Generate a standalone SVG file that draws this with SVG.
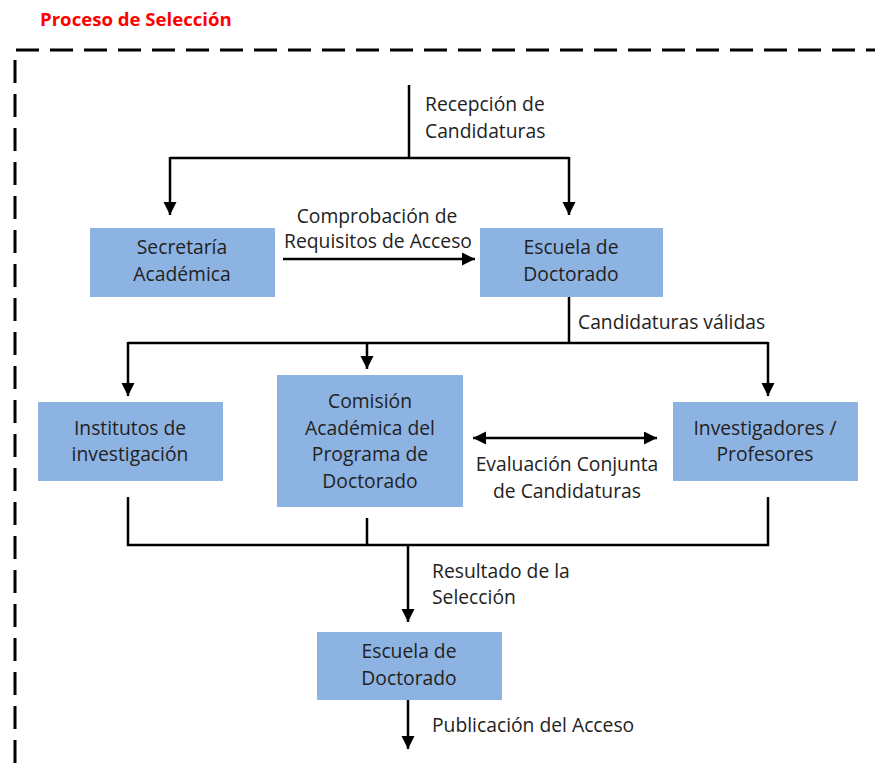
<svg xmlns="http://www.w3.org/2000/svg" width="875" height="767" viewBox="0 0 875 767">
<style>
.box{fill:#8db3e2;}
.t{font-family:"Open Sans","Noto Sans",sans-serif;font-size:19.3px;fill:#222;}
.c{text-anchor:middle;}
.ln{stroke:#000;stroke-width:2.5;fill:none;}
.ar{marker-end:url(#ah);}
</style>
<defs>
<marker id="ah" markerUnits="userSpaceOnUse" markerWidth="14" markerHeight="14" refX="13" refY="6.5" orient="auto-start-reverse">
<path d="M0,0 L13,6.5 L0,13 z" fill="#000"/>
</marker>
</defs>
<rect width="875" height="767" fill="#fff"/>
<text x="40" y="26" font-family="'Open Sans','Noto Sans',sans-serif" font-size="18.6" font-weight="bold" fill="#ff0000">Proceso de Selección</text>
<path d="M15,767 L15,50 L875,50" fill="none" stroke="#000" stroke-width="3" stroke-dasharray="23,11" stroke-dashoffset="-4"/>

<g id="connectors">
<path class="ln" d="M409,85 L409,158"/>
<path class="ln" d="M170,158 L569,158"/>
<path class="ln ar" d="M170,157 L170,215"/>
<path class="ln ar" d="M569,157 L569,215"/>
<path class="ln ar" d="M283,259 L475,259"/>
<path class="ln" d="M569,296 L569,343"/>
<path class="ln" d="M128,343 L768,343"/>
<path class="ln ar" d="M128,342 L128,396"/>
<path class="ln ar" d="M367,343 L367,369"/>
<path class="ln ar" d="M768,342 L768,396"/>
<path class="ln ar" d="M473,438 L657,438" marker-start="url(#ah)"/>
<path class="ln" d="M128,497 L128,545 L768,545 L768,497"/>
<path class="ln" d="M367,518 L367,545"/>
<path class="ln ar" d="M408,545 L408,622"/>
<path class="ln ar" d="M408,700 L408,749"/>
<text class="t" x="425" y="111">Recepción de</text>
<text class="t" x="425" y="138">Candidaturas</text>
<text class="t c" x="377" y="223">Comprobación de</text>
<text class="t c" x="378" y="248">Requisitos de Acceso</text>
<text class="t" x="578" y="329">Candidaturas válidas</text>
<text class="t c" x="567" y="471">Evaluación Conjunta</text>
<text class="t c" x="567" y="498">de Candidaturas</text>
<text class="t" x="432" y="578">Resultado de la</text>
<text class="t" x="432" y="604">Selección</text>
<text class="t" x="432" y="732">Publicación del Acceso</text>
</g>

<g id="secretaria">
<rect class="box" x="90" y="228" width="185" height="69"/>
<text class="t c" x="182" y="254">Secretaría</text>
<text class="t c" x="182" y="281">Académica</text>
</g>
<g id="escuela1">
<rect class="box" x="480" y="228" width="183" height="69"/>
<text class="t c" x="571" y="254">Escuela de</text>
<text class="t c" x="571" y="281">Doctorado</text>
</g>
<g id="institutos">
<rect class="box" x="38" y="402" width="185" height="79"/>
<text class="t c" x="130" y="435">Institutos de</text>
<text class="t c" x="130" y="461">investigación</text>
</g>
<g id="comision">
<rect class="box" x="277" y="375" width="186" height="132"/>
<text class="t c" x="370" y="408">Comisión</text>
<text class="t c" x="370" y="435">Académica del</text>
<text class="t c" x="370" y="461">Programa de</text>
<text class="t c" x="370" y="488">Doctorado</text>
</g>
<g id="investigadores">
<rect class="box" x="673" y="402" width="185" height="79"/>
<text class="t c" x="765" y="435">Investigadores /</text>
<text class="t c" x="765" y="461">Profesores</text>
</g>
<g id="escuela2">
<rect class="box" x="317" y="632" width="185" height="68"/>
<text class="t c" x="409" y="658">Escuela de</text>
<text class="t c" x="409" y="685">Doctorado</text>
</g>
</svg>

** Problem statement **
Repeat the lines above exactly, and keep every picture out.

** The completed task **
Generate a standalone SVG file that draws this with SVG.
<svg xmlns="http://www.w3.org/2000/svg" width="875" height="767" viewBox="0 0 875 767">
<style>
.box{fill:#8db3e2;}
.t{font-family:"Open Sans","Noto Sans",sans-serif;font-size:19.3px;fill:#222;}
.c{text-anchor:middle;}
.ln{stroke:#000;stroke-width:2.5;fill:none;}
.ar{marker-end:url(#ah);}
</style>
<defs>
<marker id="ah" markerUnits="userSpaceOnUse" markerWidth="14" markerHeight="14" refX="13" refY="6.5" orient="auto-start-reverse">
<path d="M0,0 L13,6.5 L0,13 z" fill="#000"/>
</marker>
</defs>
<rect width="875" height="767" fill="#fff"/>
<text x="40" y="26" font-family="'Open Sans','Noto Sans',sans-serif" font-size="18.6" font-weight="bold" fill="#ff0000">Proceso de Selección</text>
<path d="M15,767 L15,50 L875,50" fill="none" stroke="#000" stroke-width="3" stroke-dasharray="23,11" stroke-dashoffset="-4"/>

<g id="connectors">
<path class="ln" d="M409,85 L409,158"/>
<path class="ln" d="M170,158 L569,158"/>
<path class="ln ar" d="M170,157 L170,215"/>
<path class="ln ar" d="M569,157 L569,215"/>
<path class="ln ar" d="M283,259 L475,259"/>
<path class="ln" d="M569,296 L569,343"/>
<path class="ln" d="M128,343 L768,343"/>
<path class="ln ar" d="M128,342 L128,396"/>
<path class="ln ar" d="M367,343 L367,369"/>
<path class="ln ar" d="M768,342 L768,396"/>
<path class="ln ar" d="M473,438 L657,438" marker-start="url(#ah)"/>
<path class="ln" d="M128,497 L128,545 L768,545 L768,497"/>
<path class="ln" d="M367,518 L367,545"/>
<path class="ln ar" d="M408,545 L408,622"/>
<path class="ln ar" d="M408,700 L408,749"/>
<text class="t" x="425" y="111">Recepción de</text>
<text class="t" x="425" y="138">Candidaturas</text>
<text class="t c" x="377" y="223">Comprobación de</text>
<text class="t c" x="378" y="248">Requisitos de Acceso</text>
<text class="t" x="578" y="329">Candidaturas válidas</text>
<text class="t c" x="567" y="471">Evaluación Conjunta</text>
<text class="t c" x="567" y="498">de Candidaturas</text>
<text class="t" x="432" y="578">Resultado de la</text>
<text class="t" x="432" y="604">Selección</text>
<text class="t" x="432" y="732">Publicación del Acceso</text>
</g>

<g id="secretaria">
<rect class="box" x="90" y="228" width="185" height="69"/>
<text class="t c" x="182" y="254">Secretaría</text>
<text class="t c" x="182" y="281">Académica</text>
</g>
<g id="escuela1">
<rect class="box" x="480" y="228" width="183" height="69"/>
<text class="t c" x="571" y="254">Escuela de</text>
<text class="t c" x="571" y="281">Doctorado</text>
</g>
<g id="institutos">
<rect class="box" x="38" y="402" width="185" height="79"/>
<text class="t c" x="130" y="435">Institutos de</text>
<text class="t c" x="130" y="461">investigación</text>
</g>
<g id="comision">
<rect class="box" x="277" y="375" width="186" height="132"/>
<text class="t c" x="370" y="408">Comisión</text>
<text class="t c" x="370" y="435">Académica del</text>
<text class="t c" x="370" y="461">Programa de</text>
<text class="t c" x="370" y="488">Doctorado</text>
</g>
<g id="investigadores">
<rect class="box" x="673" y="402" width="185" height="79"/>
<text class="t c" x="765" y="435">Investigadores /</text>
<text class="t c" x="765" y="461">Profesores</text>
</g>
<g id="escuela2">
<rect class="box" x="317" y="632" width="185" height="68"/>
<text class="t c" x="409" y="658">Escuela de</text>
<text class="t c" x="409" y="685">Doctorado</text>
</g>
</svg>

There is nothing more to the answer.